A few data points, two from today and one from last week:
– Consumer confidence fell in June to the lowest point since November 2010 on concerns about the slack labor market and sputtering recovery, according to a Conference Board report released on Tuesday. The Conference Board, a private-sector industry group, said its index of consumer attitudes fell to 58.5 in June from a revised 61.7 in May. Something more like 90 is what you want to see with a healthy economy.
– “Only 37 percent of registered voters approve of [President Obama's]handling of the economy, his lowest rating ever, according to a new McClatchy-Marist poll. … Overall, 45 percent said that they approved of the job the president is doing, while 47 percent disapproved, a range that’s held relatively steady since late 2009.”

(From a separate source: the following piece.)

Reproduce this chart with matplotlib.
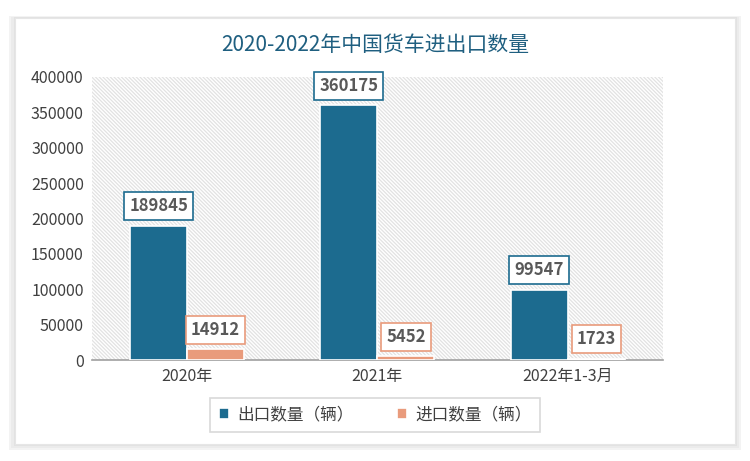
import numpy as np
import matplotlib.pyplot as plt
from matplotlib.patches import Rectangle, FancyBboxPatch

plt.rcParams['font.family'] = ['Noto Sans CJK SC', 'DejaVu Sans']
plt.rcParams['hatch.linewidth'] = 0.9

categories = ['2020年', '2021年', '2022年1-3月']
export_vals = [189845, 360175, 99547]
import_vals = [14912, 5452, 1723]
series_names = ['出口数量（辆）', '进口数量（辆）']
yticks = [0, 50000, 100000, 150000, 200000, 250000, 300000, 350000, 400000]

blue = '#1c6b8f'
orange = '#e99b7c'

fig = plt.figure(figsize=(7.5, 4.61), dpi=100)
fig.patch.set_facecolor('white')

# card with soft shadow
for pad, c in [(0.008, '#f3f3f3'), (0.005, '#ebebeb'), (0.002, '#e2e2e2')]:
    fig.patches.append(FancyBboxPatch((0.02 - pad, 0.036 - pad * 1.6), 0.96 + 2 * pad,
                                      0.925 + pad * 2.2, boxstyle='square,pad=0',
                                      transform=fig.transFigure, facecolor=c,
                                      edgecolor='none', zorder=0))
card = FancyBboxPatch((0.02, 0.036), 0.96, 0.925, boxstyle='square,pad=0',
                      transform=fig.transFigure, facecolor='white',
                      edgecolor='#e6e6e6', lw=0.8, zorder=1)
fig.patches.append(card)

ax = fig.add_axes([0.1227, 0.219, 0.761, 0.614])
ax.set_facecolor('none')
ax.set_zorder(2)

# hatched plot background
ax.add_patch(Rectangle((0, 0), 1, 1, transform=ax.transAxes, facecolor='white',
                       edgecolor='#e2e2e2', hatch='\\' * 9, lw=0, zorder=0))

x = np.arange(len(categories))
w = 0.3
b1 = ax.bar(x - w / 2, export_vals, w, color=blue, edgecolor='white', lw=1.2, zorder=3)
b2 = ax.bar(x + w / 2, import_vals, w, color=orange, edgecolor='white', lw=1.2, zorder=3)

for bars, vals, col in [(b1, export_vals, blue), (b2, import_vals, orange)]:
    for bar, v in zip(bars, vals):
        ax.annotate(f'{v}', (bar.get_x() + bar.get_width() / 2, v),
                    xytext=(0, 14), textcoords='offset points', ha='center', va='center',
                    fontsize=12, fontweight='bold', color='#595959', zorder=5,
                    bbox=dict(boxstyle='square,pad=0.3', fc='white', ec=col, lw=1.2))

ax.set_xlim(-0.5, 2.5)
ax.set_ylim(0, 400000)
ax.set_yticks(yticks)
ax.set_yticklabels([str(t) for t in yticks], fontsize=11.5, color='#404040')
ax.set_xticks(x)
ax.set_xticklabels(categories, fontsize=11.5, color='#404040')
ax.tick_params(length=0, pad=6)
for s in ['top', 'right', 'left']:
    ax.spines[s].set_visible(False)
ax.spines['bottom'].set_color('#a0a0a0')
ax.spines['bottom'].set_linewidth(1.2)

fig.text(0.5, 0.903, '2020-2022年中国货车进出口数量', ha='center', va='center',
         fontsize=15, fontweight='medium', color='#1f5f80', zorder=3)

leg = fig.legend([b1, b2], series_names, loc='center', bbox_to_anchor=(0.5, 0.1),
                 ncol=2, fontsize=12, frameon=True, fancybox=False, edgecolor='#d0d0d0',
                 handlelength=0.6, handleheight=0.6, columnspacing=2.6, handletextpad=0.5,
                 borderpad=0.5)
leg.get_frame().set_linewidth(1.2)
for t in leg.get_texts():
    t.set_color('#404040')

fig.savefig('out.png', dpi=100)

– And this from an AP poll:
For the first time this year, less than 50 percent of respondents to an Associated Press-GfK poll say Obama deserves re-election. The new poll shows a virtual split of 48-47 in favor, raising a new hurdle for the president as economic concerns strip away the gloss he briefly gained in May after the death of Osama bin Laden. What’s more, four out of five now believe the economy is in poor shape, with 36 percent calling it “very poor,” a new high in AP-GfK polling.
At the same time, Wall Street and the Federal Reserve continue to downgrade their economic expectations. As I wrote yesterday:
The economy grew at just a 1.9 percent pace in the first quarter, and many economists now think it might grow just 2.0 percent in the second quarter – or even less. This should be a red flag to Washington. New research from the Federal Reserve finds that that since 1947, when two-quarter annualized real GDP growth falls below 2 percent, recession follows within a year 48 percent of the time.